Short exercise: Starting at the first line of the data, print each line verbatim up to and including the line bearing "13, 14, 15];", omitting pictures.

===============

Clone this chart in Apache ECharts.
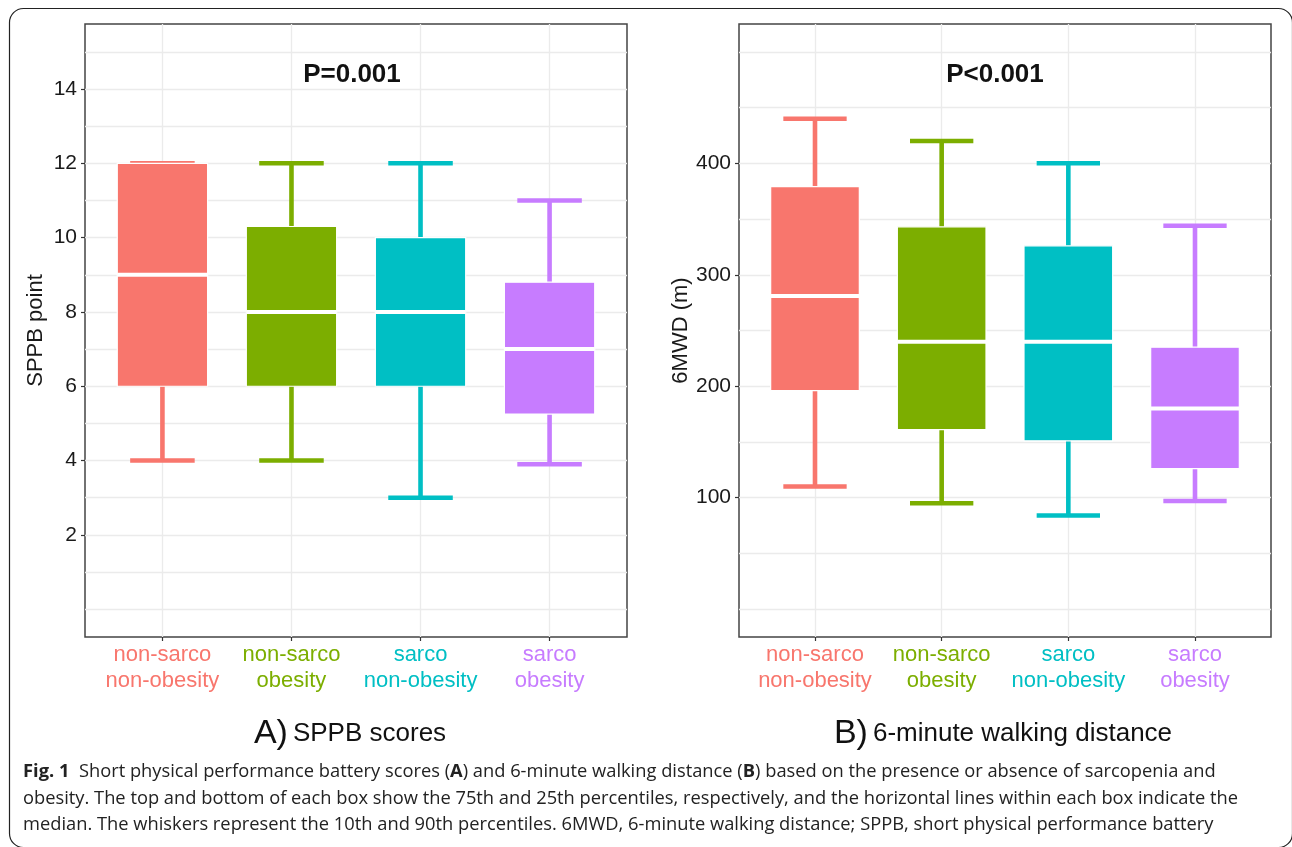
<!DOCTYPE html>
<html>
<head>
<meta charset="utf-8">
<script src="https://cdn.jsdelivr.net/npm/echarts@6/dist/echarts.min.js"></script>
<style>
html,body{margin:0;padding:0;background:#fff;}
#chart{width:1292px;height:847px;}
</style>
</head>
<body>
<div id="chart"></div>
<script>
// ---------------- data ----------------
const categories = ['non-sarco\nnon-obesity', 'non-sarco\nobesity', 'sarco\nnon-obesity', 'sarco\nobesity'];
const categoryPositions = [1, 2, 3, 4];
const groupColors = ['#F8766D', '#7CAE00', '#00BFC4', '#C77CFF'];

// A) SPPB scores (10th pct, 25th, median, 75th, 90th)
const sppbLow = [4, 4, 3, 3.9];
const sppbQ1 = [6, 6, 6, 5.25];
const sppbMedian = [9, 8, 8, 7];
const sppbQ3 = [12, 10.3, 10, 8.8];
const sppbHigh = [12, 12, 12, 11];
const sppbTickLabels = [2, 4, 6, 8, 10, 12, 14];
const sppbGridValues = [0, 1, 2, 3, 4, 5, 6, 7, 8, 9, 10, 11, 12, 13, 14, 15];

// B) 6-minute walking distance
const mwdLow = [110, 95, 84, 97];
const mwdQ1 = [196, 161, 151, 126];
const mwdMedian = [281, 240, 240, 180];
const mwdQ3 = [379, 343, 326, 235];
const mwdHigh = [440, 420, 400, 344];
const mwdTickLabels = [100, 200, 300, 400];
const mwdGridValues = [0, 50, 100, 150, 200, 250, 300, 350, 400, 450, 500];

const pTexts = ['P=0.001', 'P<0.001'];
const axisTitles = ['SPPB point', '6MWD (m)'];
const panelLetters = ['A)', 'B)'];
const panelTitles = ['SPPB scores', '6-minute walking distance'];
const captionLines = [
  '{b|Fig. 1}  Short physical performance battery scores ({b|A}) and 6-minute walking distance ({b|B}) based on the presence or absence of sarcopenia and',
  'obesity. The top and bottom of each box show the 75th and 25th percentiles, respectively, and the horizontal lines within each box indicate the',
  'median. The whiskers represent the 10th and 90th percentiles. 6MWD, 6-minute walking distance; SPPB, short physical performance battery'
];

// ---------------- helpers ----------------
const FONT = "'Liberation Sans', Arial, Helvetica, sans-serif";
const CAP_FONT = "'Open Sans', 'Noto Sans', sans-serif";

function rows(lo, q1, md, q3, hi) {
  return categoryPositions.map((x, i) => [x, lo[i], q1[i], md[i], q3[i], hi[i]]);
}

function renderBox(params, api) {
  const x = api.value(0);
  const lo = api.coord([x, api.value(1)]);
  const q1 = api.coord([x, api.value(2)]);
  const md = api.coord([x, api.value(3)]);
  const q3 = api.coord([x, api.value(4)]);
  const hi = api.coord([x, api.value(5)]);
  const unit = api.size([1, 0])[0];
  const bw = unit * 0.7, cw = unit * 0.5;
  const c = groupColors[params.dataIndex];
  const ls = { stroke: c, lineWidth: 4.6, fill: null };
  return {
    type: 'group',
    children: [
      { type: 'line', shape: { x1: lo[0], y1: lo[1], x2: hi[0], y2: hi[1] }, style: ls },
      { type: 'line', shape: { x1: lo[0] - cw / 2, y1: lo[1], x2: lo[0] + cw / 2, y2: lo[1] }, style: ls },
      { type: 'line', shape: { x1: hi[0] - cw / 2, y1: hi[1], x2: hi[0] + cw / 2, y2: hi[1] }, style: ls },
      { type: 'rect', shape: { x: q3[0] - bw / 2, y: q3[1], width: bw, height: q1[1] - q3[1] },
        style: { fill: c, stroke: '#ffffff', lineWidth: 1.2 } },
      { type: 'line', shape: { x1: md[0] - bw / 2, y1: md[1], x2: md[0] + bw / 2, y2: md[1] },
        style: { stroke: '#ffffff', lineWidth: 4 } }
    ]
  };
}

const catRich = {};
groupColors.forEach((c, i) => { catRich['c' + i] = { color: c, fontSize: 22, lineHeight: 26, fontFamily: FONT }; });
function catFormatter(v) {
  const i = Math.round(v) - 1;
  return categories[i].split('\n').map(s => '{c' + i + '|' + s + '}').join('\n');
}

function xAxisFor(gridIndex) {
  return {
    type: 'value', gridIndex, min: 0.4, max: 4.6, position: 'bottom',
    axisLine: { show: false, onZero: false },
    axisTick: { show: true, customValues: categoryPositions, length: 4, lineStyle: { color: '#333', width: 1.2 } },
    axisLabel: { customValues: categoryPositions, formatter: catFormatter, rich: catRich, margin: 5 },
    splitLine: { show: true, lineStyle: { color: '#EBEBEB', width: 1.3 } }
  };
}
function yGridAxis(gridIndex, min, max, vals) {
  return {
    type: 'value', gridIndex, min, max, position: 'right',
    axisLine: { show: false, onZero: false },
    axisTick: { show: false, customValues: vals },
    axisLabel: { show: false },
    splitLine: { show: true, lineStyle: { color: '#EBEBEB', width: 1.3 } }
  };
}
function yLabelAxis(gridIndex, min, max, vals, name, gap) {
  return {
    type: 'value', gridIndex, min, max, position: 'left',
    name, nameLocation: 'middle', nameGap: gap,
    nameTextStyle: { fontSize: 22, color: '#1a1a1a', fontFamily: FONT },
    axisLine: { show: false, onZero: false },
    axisTick: { show: true, customValues: vals, length: 4, lineStyle: { color: '#333', width: 1.2 } },
    axisLabel: { customValues: vals, fontSize: 21, color: '#1a1a1a', margin: 8, fontFamily: FONT },
    splitLine: { show: false }
  };
}

// caption font size fitted to the reference line width
const mctx = document.createElement('canvas').getContext('2d');
mctx.font = '16px ' + CAP_FONT;
const w16 = mctx.measureText(captionLines[1]).width;
const capSize = Math.max(12, Math.min(20, 16 * 1216 / w16));
const capBaselines = [781, 807.5, 834];

const titleRich = {
  a: { fontSize: 34, color: '#111', fontWeight: 'normal', fontFamily: FONT },
  b: { fontSize: 26, color: '#111', fontWeight: 'normal', fontFamily: FONT }
};

const chart = echarts.init(document.getElementById('chart'), null, { renderer: 'canvas' });
chart.setOption({
  animation: false,
  backgroundColor: '#ffffff',
  textStyle: { fontFamily: FONT },
  grid: [
    { left: 85, top: 24, width: 542, height: 613, show: true, borderColor: '#444', borderWidth: 1.5, backgroundColor: 'transparent', containLabel: false },
    { left: 739, top: 24, width: 532, height: 613, show: true, borderColor: '#444', borderWidth: 1.5, backgroundColor: 'transparent', containLabel: false }
  ],
  xAxis: [xAxisFor(0), xAxisFor(1)],
  yAxis: [
    yGridAxis(0, -0.75, 15.75, sppbGridValues),
    yLabelAxis(0, -0.75, 15.75, sppbTickLabels, axisTitles[0], 38),
    yGridAxis(1, -25, 525, mwdGridValues),
    yLabelAxis(1, -25, 525, mwdTickLabels, axisTitles[1], 45)
  ],
  title: [
    { text: pTexts[0], left: 347, top: 57, textAlign: 'center',
      textStyle: { fontSize: 26, fontWeight: 'bold', color: '#111', fontFamily: FONT } },
    { text: pTexts[1], left: 990, top: 57, textAlign: 'center',
      textStyle: { fontSize: 26, fontWeight: 'bold', color: '#111', fontFamily: FONT } },
    { text: '{a|' + panelLetters[0] + '} {b|' + panelTitles[0] + '}', left: 345, top: 712, textAlign: 'center',
      textStyle: { fontWeight: 'normal', rich: titleRich } },
    { text: '{a|' + panelLetters[1] + '} {b|' + panelTitles[1] + '}', left: 998, top: 712, textAlign: 'center',
      textStyle: { fontWeight: 'normal', rich: titleRich } }
  ],
  graphic: [
    { type: 'rect', left: 7, top: 6, silent: true, z: -1,
      shape: { width: 1283, height: 839, r: 14 },
      style: { fill: null, stroke: '#222', lineWidth: 1.2 } }
  ].concat(captionLines.map((t, i) => ({
    type: 'text', x: 23, y: capBaselines[i], silent: true,
    style: {
      text: t, fontSize: capSize, fontFamily: CAP_FONT, fill: '#222',
      verticalAlign: 'bottom',
      rich: { b: { fontWeight: 'bold', fontSize: capSize, fontFamily: CAP_FONT, fill: '#222' } }
    }
  }))),
  series: [
    { type: 'custom', name: 'SPPB', xAxisIndex: 0, yAxisIndex: 0, renderItem: renderBox,
      encode: { x: 0, y: [1, 2, 3, 4, 5] }, data: rows(sppbLow, sppbQ1, sppbMedian, sppbQ3, sppbHigh) },
    { type: 'custom', name: '6MWD', xAxisIndex: 1, yAxisIndex: 2, renderItem: renderBox,
      encode: { x: 0, y: [1, 2, 3, 4, 5] }, data: rows(mwdLow, mwdQ1, mwdMedian, mwdQ3, mwdHigh) }
  ]
});
</script>
</body>
</html>
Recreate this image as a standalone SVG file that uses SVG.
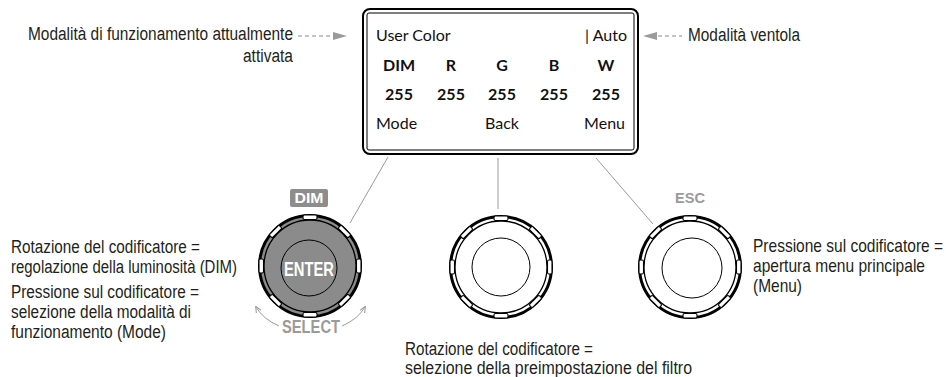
<svg xmlns="http://www.w3.org/2000/svg" xmlns:xlink="http://www.w3.org/1999/xlink" width="946" height="377" viewBox="0 0 946 377">
<style>
.ann{font-family:"Liberation Sans",Arial,sans-serif;font-size:18px;fill:#231f20}
.lcd{font-family:Lato,"Open Sans",sans-serif;font-size:16px;fill:#111}
.lcdb{font-family:Lato,"Open Sans",sans-serif;font-size:16px;font-weight:bold;fill:#111;text-anchor:middle}
.lbl{font-family:"Liberation Sans",Arial,sans-serif;font-weight:bold;text-anchor:middle}
.conn{stroke:#9a9a9a;stroke-width:1;fill:none}
.dash{stroke:#8a8a8a;stroke-width:1.2;stroke-dasharray:4 3;fill:none}
</style>
<defs>
<g id="notch"><rect x="-7" y="-51" width="14" height="4.5" rx="1.5" fill="#fff" stroke="#000" stroke-width="1.1"/></g>
<g id="ring">
<circle r="50.5" fill="none" stroke="#000" stroke-width="3"/>
<circle r="46" fill="none" stroke="#000" stroke-width="1.3"/>
<use xlink:href="#notch"/>
<use xlink:href="#notch" transform="rotate(45)"/>
<use xlink:href="#notch" transform="rotate(90)"/>
<use xlink:href="#notch" transform="rotate(135)"/>
<use xlink:href="#notch" transform="rotate(180)"/>
<use xlink:href="#notch" transform="rotate(225)"/>
<use xlink:href="#notch" transform="rotate(270)"/>
<use xlink:href="#notch" transform="rotate(315)"/>
</g>
<marker id="ah" viewBox="0 0 10 10" refX="8" refY="5" markerWidth="7" markerHeight="7" orient="auto"><path d="M0,1 L9,5 L0,9" fill="none" stroke="#9a9a9a" stroke-width="1.5"/></marker>
</defs>

<g id="display">
<rect x="363" y="9" width="275" height="145" rx="7" fill="#fff" stroke="#000" stroke-width="2"/>
<rect x="367" y="13" width="267" height="137" rx="2" fill="none" stroke="#000" stroke-width="1"/>
<text class="lcd" x="376" y="41">User Color</text>
<text class="lcd" x="627" y="41" text-anchor="end">| Auto</text>
<text class="lcdb" x="399" y="71">DIM</text>
<text class="lcdb" x="451" y="71">R</text>
<text class="lcdb" x="502" y="71">G</text>
<text class="lcdb" x="554" y="71">B</text>
<text class="lcdb" x="606" y="71">W</text>
<text class="lcdb" x="399" y="100">255</text>
<text class="lcdb" x="451" y="100">255</text>
<text class="lcdb" x="502" y="100">255</text>
<text class="lcdb" x="554" y="100">255</text>
<text class="lcdb" x="606" y="100">255</text>
<text class="lcd" x="376" y="129">Mode</text>
<text class="lcd" x="502" y="129" text-anchor="middle">Back</text>
<text class="lcd" x="625" y="129" text-anchor="end">Menu</text>
</g>

<g id="connectors">
<line class="conn" x1="388" y1="157" x2="350" y2="223"/>
<line class="conn" x1="498" y1="158" x2="498" y2="209"/>
<line class="conn" x1="596" y1="158" x2="653" y2="224"/>
<line class="dash" x1="298" y1="36" x2="334" y2="36"/>
<polygon points="333,32 347,36 333,40" fill="#9a9a9a"/>
<line class="dash" x1="658" y1="36" x2="682" y2="36"/>
<polygon points="657,32 643,36 657,40" fill="#9a9a9a"/>
<path class="conn" d="M279 326 Q263 319 256 307" stroke-width="1.3" marker-end="url(#ah)"/>
<path class="conn" d="M342 326 Q358 319 365 307" stroke-width="1.3" marker-end="url(#ah)"/>
</g>

<g id="knob-left">
<circle cx="310" cy="266" r="49.5" fill="#8b8b8b"/>
<use xlink:href="#ring" transform="translate(310 266)"/>
<circle cx="309" cy="268" r="28" fill="#8b8b8b" stroke="#000" stroke-width="1"/>
<text class="lbl" x="309" y="276" font-size="20" fill="#fff" textLength="50" lengthAdjust="spacingAndGlyphs">ENTER</text>
<rect x="290" y="189" width="38" height="18" rx="2" fill="#8d8d8d"/>
<text class="lbl" x="309" y="203" font-size="14" fill="#fff" textLength="29" lengthAdjust="spacingAndGlyphs">DIM</text>
<text class="lbl" x="311" y="333" font-size="19" fill="#9a9a9a" textLength="58" lengthAdjust="spacingAndGlyphs">SELECT</text>
</g>

<g id="knob-middle">
<use xlink:href="#ring" transform="translate(501 267)"/>
<circle cx="501" cy="267" r="29" fill="none" stroke="#000" stroke-width="1"/>
</g>

<g id="knob-right">
<use xlink:href="#ring" transform="translate(690 267)"/>
<circle cx="692" cy="268" r="30" fill="none" stroke="#000" stroke-width="1"/>
<text class="lbl" x="690" y="203" font-size="15" fill="#9a9a9a" textLength="30" lengthAdjust="spacingAndGlyphs">ESC</text>
</g>

<g id="annotations">
<text class="ann" x="28" y="40" textLength="265" lengthAdjust="spacingAndGlyphs">Modalità di funzionamento attualmente</text>
<text class="ann" x="243" y="62" textLength="50" lengthAdjust="spacingAndGlyphs">attivata</text>
<text class="ann" x="688" y="41" textLength="112" lengthAdjust="spacingAndGlyphs">Modalità ventola</text>
<text class="ann" x="11" y="253" textLength="189" lengthAdjust="spacingAndGlyphs">Rotazione del codificatore =</text>
<text class="ann" x="11" y="273" textLength="226" lengthAdjust="spacingAndGlyphs">regolazione della luminosità (DIM)</text>
<text class="ann" x="11" y="298" textLength="188" lengthAdjust="spacingAndGlyphs">Pressione sul codificatore =</text>
<text class="ann" x="11" y="318" textLength="180" lengthAdjust="spacingAndGlyphs">selezione della modalità di</text>
<text class="ann" x="11" y="338" textLength="155" lengthAdjust="spacingAndGlyphs">funzionamento (Mode)</text>
<g transform="translate(753 0) scale(0.86 1)">
<text class="ann" x="0" y="252" textLength="221" lengthAdjust="spacingAndGlyphs">Pressione sul codificatore =</text>
<text class="ann" x="0" y="272" textLength="200" lengthAdjust="spacingAndGlyphs">apertura menu principale</text>
<text class="ann" x="0" y="292" textLength="57" lengthAdjust="spacingAndGlyphs">(Menu)</text>
</g>
<text class="ann" x="405" y="355" textLength="188" lengthAdjust="spacingAndGlyphs">Rotazione del codificatore =</text>
<text class="ann" x="405" y="374" textLength="287" lengthAdjust="spacingAndGlyphs">selezione della preimpostazione del filtro</text>
</g>
</svg>
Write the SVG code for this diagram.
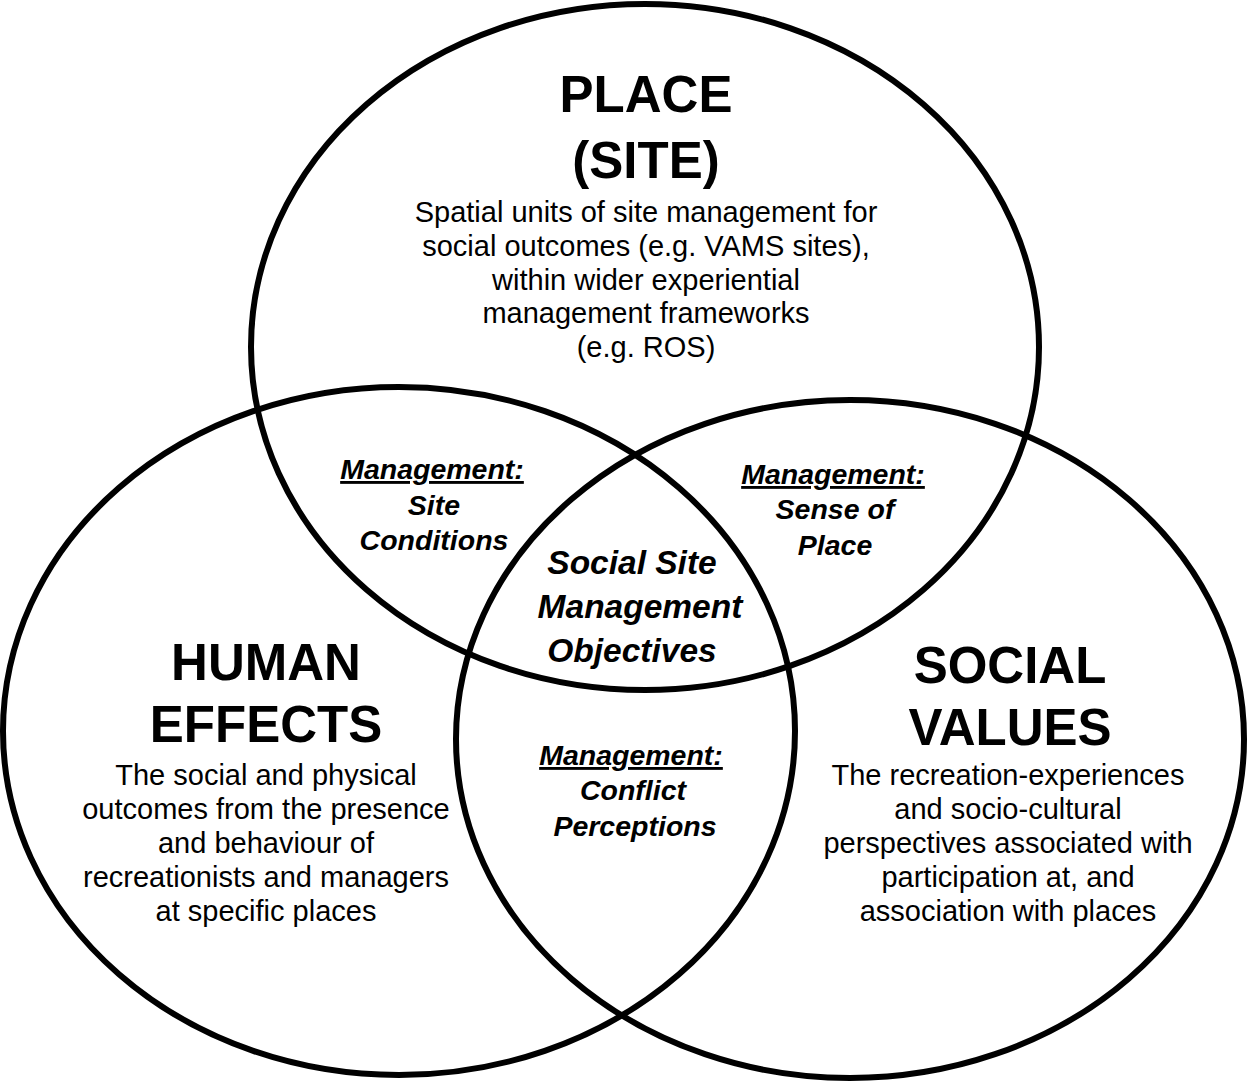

===============

Response below:
Clone this chart in Apache ECharts.
<!DOCTYPE html>
<html>
<head>
<meta charset="utf-8">
<script src="https://cdn.jsdelivr.net/npm/echarts@6/dist/echarts.min.js"></script>
<style>
html,body{margin:0;padding:0;background:#fff;}
#chart{width:1292px;height:847px;}
</style>
</head>
<body>
<div id="chart"></div>
<script>
// ---------------- data ----------------
const categories = ['non-sarco\nnon-obesity', 'non-sarco\nobesity', 'sarco\nnon-obesity', 'sarco\nobesity'];
const categoryPositions = [1, 2, 3, 4];
const groupColors = ['#F8766D', '#7CAE00', '#00BFC4', '#C77CFF'];

// A) SPPB scores (10th pct, 25th, median, 75th, 90th)
const sppbLow = [4, 4, 3, 3.9];
const sppbQ1 = [6, 6, 6, 5.25];
const sppbMedian = [9, 8, 8, 7];
const sppbQ3 = [12, 10.3, 10, 8.8];
const sppbHigh = [12, 12, 12, 11];
const sppbTickLabels = [2, 4, 6, 8, 10, 12, 14];
const sppbGridValues = [0, 1, 2, 3, 4, 5, 6, 7, 8, 9, 10, 11, 12, 13, 14, 15];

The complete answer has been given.